[STATED EXERCISE] Filter these entries so that only lines with the word "document" remain.

[RECORDS FOR THIS TASK]
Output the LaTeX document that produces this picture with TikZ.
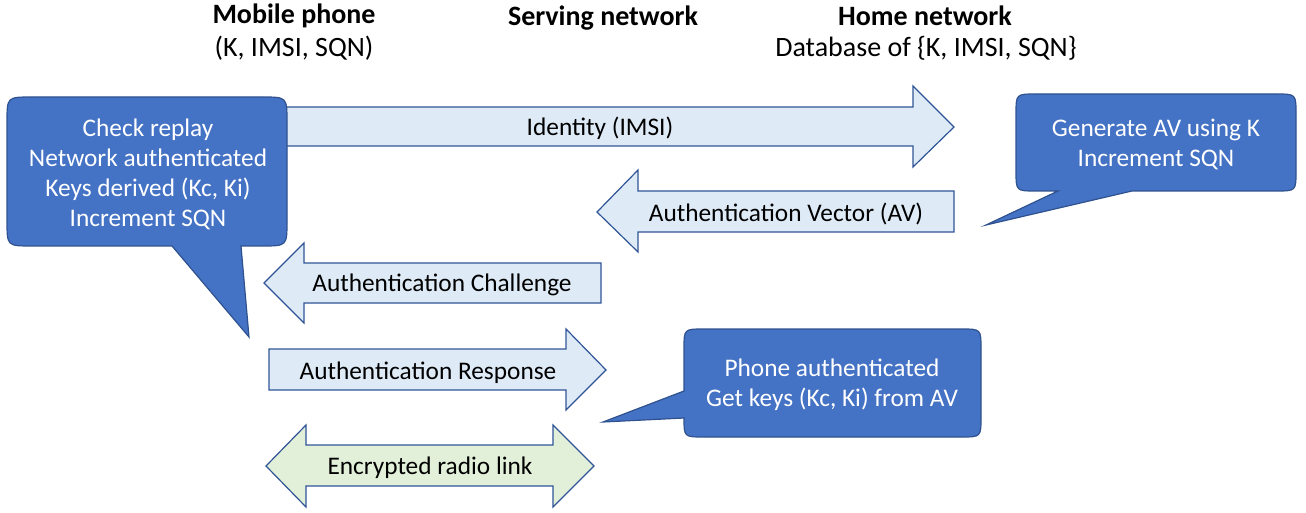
...
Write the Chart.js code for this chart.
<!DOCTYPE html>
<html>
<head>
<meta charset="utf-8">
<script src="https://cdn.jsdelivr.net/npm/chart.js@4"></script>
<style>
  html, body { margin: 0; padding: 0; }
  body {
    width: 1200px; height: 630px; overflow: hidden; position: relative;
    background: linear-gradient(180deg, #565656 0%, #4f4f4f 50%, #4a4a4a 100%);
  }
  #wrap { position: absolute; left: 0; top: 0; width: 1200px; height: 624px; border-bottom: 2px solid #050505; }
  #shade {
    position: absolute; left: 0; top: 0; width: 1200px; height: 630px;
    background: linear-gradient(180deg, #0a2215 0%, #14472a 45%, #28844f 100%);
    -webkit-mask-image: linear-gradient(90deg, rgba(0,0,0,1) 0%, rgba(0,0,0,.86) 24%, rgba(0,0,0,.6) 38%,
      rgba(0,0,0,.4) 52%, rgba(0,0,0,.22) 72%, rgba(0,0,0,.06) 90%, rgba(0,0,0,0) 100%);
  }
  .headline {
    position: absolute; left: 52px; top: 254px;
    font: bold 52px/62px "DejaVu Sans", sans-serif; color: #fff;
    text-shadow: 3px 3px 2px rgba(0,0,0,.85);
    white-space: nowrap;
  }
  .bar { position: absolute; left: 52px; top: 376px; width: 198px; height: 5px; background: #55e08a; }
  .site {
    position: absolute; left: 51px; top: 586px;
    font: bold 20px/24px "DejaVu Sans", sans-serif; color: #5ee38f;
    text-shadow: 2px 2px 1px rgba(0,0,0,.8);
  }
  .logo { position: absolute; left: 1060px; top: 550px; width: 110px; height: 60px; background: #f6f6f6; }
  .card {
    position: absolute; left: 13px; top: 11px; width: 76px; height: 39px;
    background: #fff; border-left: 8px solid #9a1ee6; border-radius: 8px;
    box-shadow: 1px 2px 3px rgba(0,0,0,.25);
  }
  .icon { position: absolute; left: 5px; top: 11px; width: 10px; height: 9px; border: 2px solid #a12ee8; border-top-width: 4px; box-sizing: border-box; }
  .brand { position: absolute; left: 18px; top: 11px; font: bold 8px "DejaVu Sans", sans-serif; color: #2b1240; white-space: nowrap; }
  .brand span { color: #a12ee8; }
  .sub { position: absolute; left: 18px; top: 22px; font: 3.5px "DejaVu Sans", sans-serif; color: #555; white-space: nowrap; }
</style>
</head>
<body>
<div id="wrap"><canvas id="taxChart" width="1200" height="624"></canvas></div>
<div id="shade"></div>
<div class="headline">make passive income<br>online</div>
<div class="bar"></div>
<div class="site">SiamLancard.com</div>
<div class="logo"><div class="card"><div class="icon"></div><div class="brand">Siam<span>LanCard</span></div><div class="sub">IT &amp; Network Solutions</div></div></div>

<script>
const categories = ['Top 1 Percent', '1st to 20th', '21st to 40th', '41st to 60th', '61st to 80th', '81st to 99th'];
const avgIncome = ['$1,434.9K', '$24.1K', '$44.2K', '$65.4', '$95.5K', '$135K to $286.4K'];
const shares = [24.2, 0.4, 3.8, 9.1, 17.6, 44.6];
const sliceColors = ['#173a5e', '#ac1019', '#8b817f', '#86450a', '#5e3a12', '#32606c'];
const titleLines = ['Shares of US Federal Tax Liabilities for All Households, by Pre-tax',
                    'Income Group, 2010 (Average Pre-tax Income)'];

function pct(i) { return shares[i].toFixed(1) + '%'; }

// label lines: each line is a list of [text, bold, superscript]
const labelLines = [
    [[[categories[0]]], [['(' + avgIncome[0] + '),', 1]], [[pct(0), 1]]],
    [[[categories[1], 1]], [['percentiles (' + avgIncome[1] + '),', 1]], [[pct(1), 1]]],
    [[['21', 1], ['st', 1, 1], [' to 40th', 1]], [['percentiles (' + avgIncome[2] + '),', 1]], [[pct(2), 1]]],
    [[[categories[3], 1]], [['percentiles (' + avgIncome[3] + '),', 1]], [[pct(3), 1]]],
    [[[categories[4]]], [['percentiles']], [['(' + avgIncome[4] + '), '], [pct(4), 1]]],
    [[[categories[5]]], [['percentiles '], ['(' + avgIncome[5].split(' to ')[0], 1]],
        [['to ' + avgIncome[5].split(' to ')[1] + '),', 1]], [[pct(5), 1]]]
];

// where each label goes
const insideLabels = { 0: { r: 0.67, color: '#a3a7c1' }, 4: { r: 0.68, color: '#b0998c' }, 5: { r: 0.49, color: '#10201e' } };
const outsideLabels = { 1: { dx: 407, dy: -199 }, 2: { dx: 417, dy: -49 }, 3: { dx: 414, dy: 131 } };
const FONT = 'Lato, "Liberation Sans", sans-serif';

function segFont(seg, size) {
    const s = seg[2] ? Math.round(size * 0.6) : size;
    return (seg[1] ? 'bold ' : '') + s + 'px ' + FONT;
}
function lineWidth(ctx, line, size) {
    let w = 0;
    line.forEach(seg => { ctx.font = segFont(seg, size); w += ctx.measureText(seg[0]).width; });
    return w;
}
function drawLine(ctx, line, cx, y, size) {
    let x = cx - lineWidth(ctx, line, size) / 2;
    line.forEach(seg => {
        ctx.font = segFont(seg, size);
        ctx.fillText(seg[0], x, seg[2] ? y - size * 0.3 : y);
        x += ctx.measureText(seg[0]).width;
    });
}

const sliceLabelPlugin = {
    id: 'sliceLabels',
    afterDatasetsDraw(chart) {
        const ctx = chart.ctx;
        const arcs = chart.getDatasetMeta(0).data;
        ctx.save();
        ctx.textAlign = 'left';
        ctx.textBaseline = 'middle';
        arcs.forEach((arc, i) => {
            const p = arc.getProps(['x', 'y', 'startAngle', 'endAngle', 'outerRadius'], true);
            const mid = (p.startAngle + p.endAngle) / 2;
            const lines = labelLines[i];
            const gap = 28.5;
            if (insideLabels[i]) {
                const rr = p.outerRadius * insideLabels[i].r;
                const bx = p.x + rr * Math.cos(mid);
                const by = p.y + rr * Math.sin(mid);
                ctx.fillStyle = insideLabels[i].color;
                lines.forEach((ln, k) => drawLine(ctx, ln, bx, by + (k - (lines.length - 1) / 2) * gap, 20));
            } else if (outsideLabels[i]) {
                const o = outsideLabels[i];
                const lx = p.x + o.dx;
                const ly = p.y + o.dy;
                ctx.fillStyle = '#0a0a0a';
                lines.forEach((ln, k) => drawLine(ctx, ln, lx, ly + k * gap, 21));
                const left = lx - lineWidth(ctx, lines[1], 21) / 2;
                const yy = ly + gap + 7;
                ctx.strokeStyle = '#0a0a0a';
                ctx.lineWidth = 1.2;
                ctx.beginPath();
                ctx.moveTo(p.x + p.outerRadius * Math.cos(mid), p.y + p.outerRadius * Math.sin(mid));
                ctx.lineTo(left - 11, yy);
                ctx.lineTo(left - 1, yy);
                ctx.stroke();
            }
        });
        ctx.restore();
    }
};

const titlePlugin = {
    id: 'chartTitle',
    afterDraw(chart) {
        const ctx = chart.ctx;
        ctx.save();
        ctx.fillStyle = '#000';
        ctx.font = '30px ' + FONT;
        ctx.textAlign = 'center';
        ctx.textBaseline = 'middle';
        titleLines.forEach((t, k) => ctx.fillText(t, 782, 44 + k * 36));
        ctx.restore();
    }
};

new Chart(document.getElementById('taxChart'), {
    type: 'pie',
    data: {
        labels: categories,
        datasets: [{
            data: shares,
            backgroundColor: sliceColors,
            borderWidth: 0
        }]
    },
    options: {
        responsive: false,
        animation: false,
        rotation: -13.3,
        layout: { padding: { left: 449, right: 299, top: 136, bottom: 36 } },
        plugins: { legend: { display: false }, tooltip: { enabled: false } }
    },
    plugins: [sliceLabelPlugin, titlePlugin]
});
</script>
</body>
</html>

[RESULT BELOW]
Output the LaTeX document that produces this picture with TikZ.
new Chart(document.getElementById('taxChart'), {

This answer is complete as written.